Browsing the stacks the other day, the title goodbye Gutenberg (( Kirschenbaum, Valerie. Goodbye Gutenberg: Hello to a New Generation of Readers and Writers. New York: Global Renaissance Society, 2005. )) jumped out at me. I pulled it off the shelf and turned to a gorgeously designed page full of vivid color and images as well as text.
I turned to the introduction, which began with an anecdote about teaching The Canterbury Tales to high school students. Pointing to an image from the manuscript reproduced in their textbook, a student asked: “Ms. Kirschenbaum, how come our books are not in color, like they used to be?” The easy answer, she explains, the answer that it was cheaper and easier to print in black and white, didn’t seem adequate with the the color reproduction of the illuminated page “smiling” at them. The question sent her on a quest, and the result is the book and her argument that color and design can stimulate learning.
I mentioned this to my wife, an optometrist, who told me about Irlen filters, which are colored overlays and lenses used to help treat Scotopic Sensitivity Syndrome.
All of this, of course, is deeply connected to the canon of memory, especially some of Mary Carruthers’ work and the work Kathie‘s doing. And all of the above serves as an introduction to this passage from the book, posted here because I like it:
Some of our students are exceptionally bright and later attend Ivy League colleges such as Columbia and Cornell. I often catch them in the middle of class, sneaking a peak of a glossy magazine. They love print as much as we do. They prefer computer screens for instant messaging, e-mail, games and short blocks of text. But it would be preposterous to ask them to read War and Peace or The Adventures of Huckleberry Finn on the screen. As I discuss in a later chapter, The Old Way of Reading and the New, we have made a huge conceptual mistake to think that the younger generation prefer reading literature on the screen. Or that the screen somehow is the magic key to their future. Less important is whether they read on screen or on paper. More important is that the words engage them on multiple levels. You cannot simply put black text on a white screen and think that because of the screen, kids will read it. The words need to be designed, this is the secret. Not the screen. (23)

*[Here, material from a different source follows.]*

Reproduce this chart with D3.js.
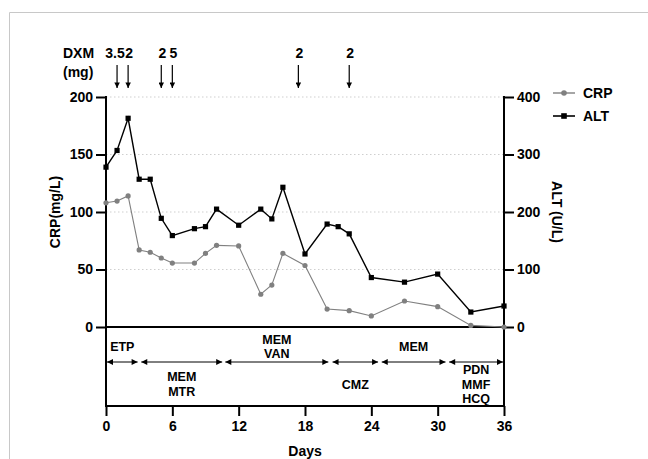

Anyone who’s been paying attention to composition textbooks, specifically handbook, has seen these principles applied more and more frequently. (( As are textbooks from other disciplines, I’m sure. When I teach with Rob Pope’s The English Studies Book, I always spend part of one class discussing the book’s layout and design as mnemonic technologies. )) When our program first adopted Faigley’s The Brief Penguin Handbook, I know that some of our graduate student instructors decried the book’s use of color and other design elements as “pandering” to undergraduates, the unstated implication being that real books were print dense affairs done up in black and white. Ironically, some of the book’s most vocal critics I heard from were themselves medievalists. Pretty pictures, I guess, are best left to chirographic culture.